(EXTRACTED MATERIAL)
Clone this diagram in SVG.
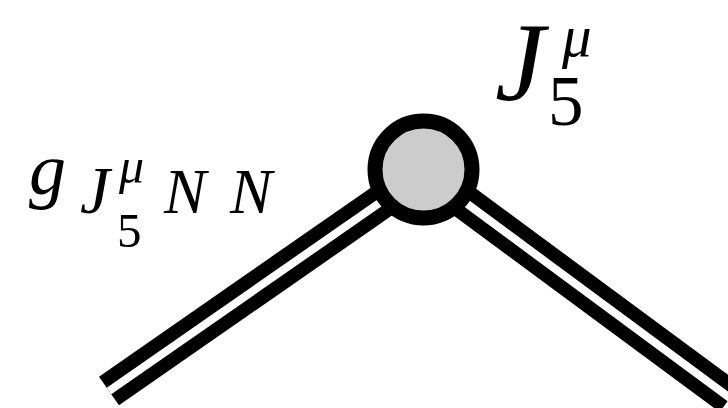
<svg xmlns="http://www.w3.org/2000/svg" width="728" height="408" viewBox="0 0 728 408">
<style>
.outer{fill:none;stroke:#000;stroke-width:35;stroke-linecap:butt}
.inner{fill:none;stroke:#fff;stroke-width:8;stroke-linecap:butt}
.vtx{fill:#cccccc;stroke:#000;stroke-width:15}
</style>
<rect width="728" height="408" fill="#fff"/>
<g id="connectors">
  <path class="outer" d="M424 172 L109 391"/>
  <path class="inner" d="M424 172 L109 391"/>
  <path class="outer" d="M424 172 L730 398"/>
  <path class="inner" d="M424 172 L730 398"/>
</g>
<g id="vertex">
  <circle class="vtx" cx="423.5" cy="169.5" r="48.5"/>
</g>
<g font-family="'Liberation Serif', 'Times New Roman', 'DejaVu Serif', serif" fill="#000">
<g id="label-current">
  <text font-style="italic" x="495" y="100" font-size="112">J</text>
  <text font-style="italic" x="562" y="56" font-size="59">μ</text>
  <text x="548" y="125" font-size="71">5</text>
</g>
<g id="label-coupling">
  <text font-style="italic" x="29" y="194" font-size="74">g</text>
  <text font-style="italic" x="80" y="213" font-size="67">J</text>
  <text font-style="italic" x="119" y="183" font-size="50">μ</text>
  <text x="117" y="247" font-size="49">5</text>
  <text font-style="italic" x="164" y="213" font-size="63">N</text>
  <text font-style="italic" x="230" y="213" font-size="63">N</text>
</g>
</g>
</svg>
---
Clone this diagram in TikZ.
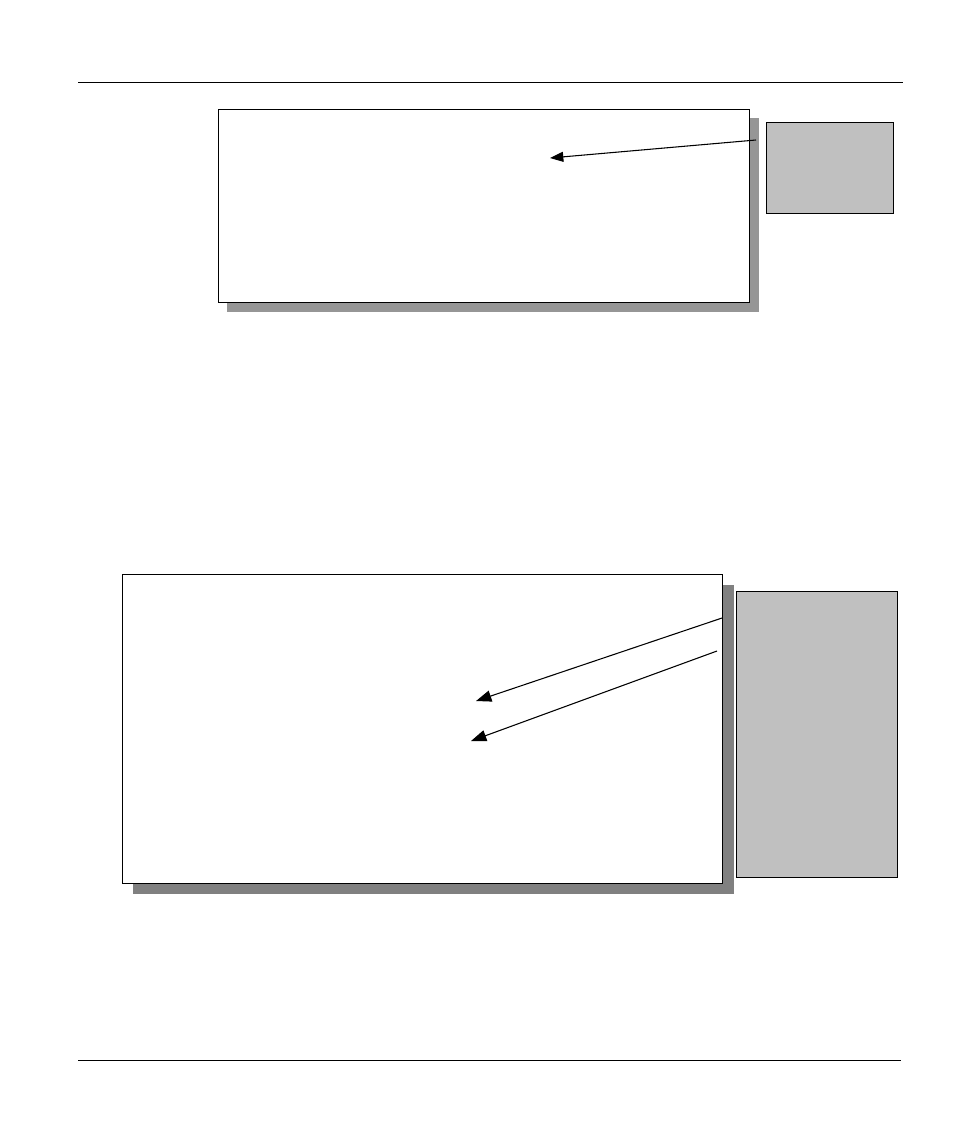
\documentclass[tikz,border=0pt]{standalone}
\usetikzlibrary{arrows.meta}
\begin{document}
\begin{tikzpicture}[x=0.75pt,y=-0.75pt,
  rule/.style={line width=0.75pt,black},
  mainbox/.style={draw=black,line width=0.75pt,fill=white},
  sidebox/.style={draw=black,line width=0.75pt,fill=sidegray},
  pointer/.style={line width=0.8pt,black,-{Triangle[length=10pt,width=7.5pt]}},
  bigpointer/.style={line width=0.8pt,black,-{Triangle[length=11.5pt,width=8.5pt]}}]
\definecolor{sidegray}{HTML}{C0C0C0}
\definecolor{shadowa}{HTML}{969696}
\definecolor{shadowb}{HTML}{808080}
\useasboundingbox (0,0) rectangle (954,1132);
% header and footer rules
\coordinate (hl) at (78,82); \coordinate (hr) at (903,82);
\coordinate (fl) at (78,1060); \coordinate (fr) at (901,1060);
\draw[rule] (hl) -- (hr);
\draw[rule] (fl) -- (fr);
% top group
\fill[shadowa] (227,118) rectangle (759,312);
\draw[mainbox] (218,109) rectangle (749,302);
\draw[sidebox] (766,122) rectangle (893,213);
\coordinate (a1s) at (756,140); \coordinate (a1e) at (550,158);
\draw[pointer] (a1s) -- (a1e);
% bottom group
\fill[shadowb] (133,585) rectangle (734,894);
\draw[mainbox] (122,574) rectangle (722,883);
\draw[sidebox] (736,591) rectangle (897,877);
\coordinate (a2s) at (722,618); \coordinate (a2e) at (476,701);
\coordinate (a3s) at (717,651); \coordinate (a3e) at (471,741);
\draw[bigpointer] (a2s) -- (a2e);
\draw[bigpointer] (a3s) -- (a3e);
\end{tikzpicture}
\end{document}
* * *
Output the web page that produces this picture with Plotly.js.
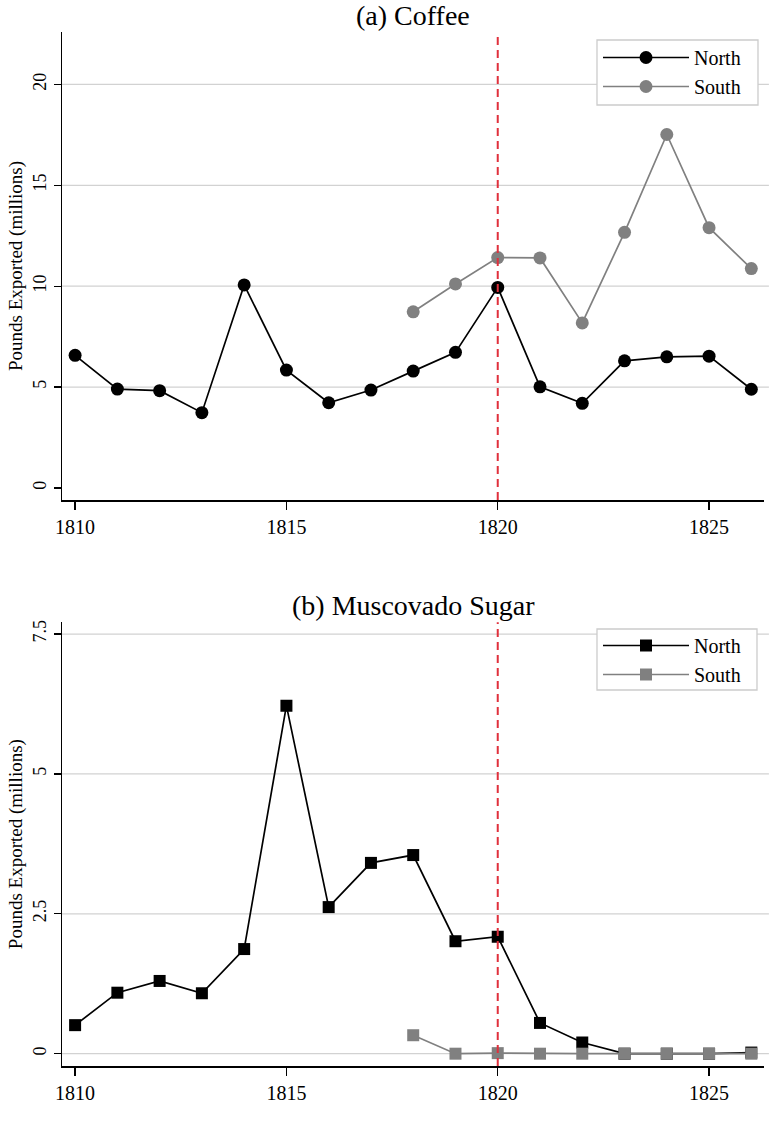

(SET EXERCISE)
Give only the number of lines in the preceding material that contain the string "Clone".

(EXERCISE RESULT)
2